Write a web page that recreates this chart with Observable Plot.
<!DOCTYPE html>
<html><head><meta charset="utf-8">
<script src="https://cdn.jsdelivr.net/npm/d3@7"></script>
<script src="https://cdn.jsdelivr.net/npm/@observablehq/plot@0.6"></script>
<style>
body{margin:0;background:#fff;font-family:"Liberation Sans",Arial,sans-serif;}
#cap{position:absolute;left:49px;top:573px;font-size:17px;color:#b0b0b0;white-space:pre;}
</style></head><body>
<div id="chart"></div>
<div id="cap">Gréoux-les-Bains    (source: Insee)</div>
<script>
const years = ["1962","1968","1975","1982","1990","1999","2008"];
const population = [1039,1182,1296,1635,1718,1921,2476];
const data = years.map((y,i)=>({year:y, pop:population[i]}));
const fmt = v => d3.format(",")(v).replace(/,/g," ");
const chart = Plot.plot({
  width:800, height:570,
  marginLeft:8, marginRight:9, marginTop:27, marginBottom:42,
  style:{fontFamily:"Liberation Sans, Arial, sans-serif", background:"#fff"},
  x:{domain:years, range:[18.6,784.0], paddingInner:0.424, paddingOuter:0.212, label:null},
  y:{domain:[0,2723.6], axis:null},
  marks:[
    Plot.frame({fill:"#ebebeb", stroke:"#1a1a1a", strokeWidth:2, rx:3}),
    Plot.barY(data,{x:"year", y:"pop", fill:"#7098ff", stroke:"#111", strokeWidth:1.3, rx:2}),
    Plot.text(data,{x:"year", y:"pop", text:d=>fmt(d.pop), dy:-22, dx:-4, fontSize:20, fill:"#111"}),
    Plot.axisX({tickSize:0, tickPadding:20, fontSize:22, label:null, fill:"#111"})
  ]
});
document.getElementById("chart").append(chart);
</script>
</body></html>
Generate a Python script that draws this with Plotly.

◆ ◆ ◆ ◆

▶ **What to do**
Print every entry exactly as written.

▶ **Solved exercise**
Write a web page that recreates this chart with Observable Plot.
<!DOCTYPE html>
<html><head><meta charset="utf-8">
<script src="https://cdn.jsdelivr.net/npm/d3@7"></script>
<script src="https://cdn.jsdelivr.net/npm/@observablehq/plot@0.6"></script>
<style>
body{margin:0;background:#fff;font-family:"Liberation Sans",Arial,sans-serif;}
#cap{position:absolute;left:49px;top:573px;font-size:17px;color:#b0b0b0;white-space:pre;}
</style></head><body>
<div id="chart"></div>
<div id="cap">Gréoux-les-Bains    (source: Insee)</div>
<script>
const years = ["1962","1968","1975","1982","1990","1999","2008"];
const population = [1039,1182,1296,1635,1718,1921,2476];
const data = years.map((y,i)=>({year:y, pop:population[i]}));
const fmt = v => d3.format(",")(v).replace(/,/g," ");
const chart = Plot.plot({
  width:800, height:570,
  marginLeft:8, marginRight:9, marginTop:27, marginBottom:42,
  style:{fontFamily:"Liberation Sans, Arial, sans-serif", background:"#fff"},
  x:{domain:years, range:[18.6,784.0], paddingInner:0.424, paddingOuter:0.212, label:null},
  y:{domain:[0,2723.6], axis:null},
  marks:[
    Plot.frame({fill:"#ebebeb", stroke:"#1a1a1a", strokeWidth:2, rx:3}),
    Plot.barY(data,{x:"year", y:"pop", fill:"#7098ff", stroke:"#111", strokeWidth:1.3, rx:2}),
    Plot.text(data,{x:"year", y:"pop", text:d=>fmt(d.pop), dy:-22, dx:-4, fontSize:20, fill:"#111"}),
    Plot.axisX({tickSize:0, tickPadding:20, fontSize:22, label:null, fill:"#111"})
  ]
});
document.getElementById("chart").append(chart);
</script>
</body></html>
Generate a Python script that draws this with Plotly.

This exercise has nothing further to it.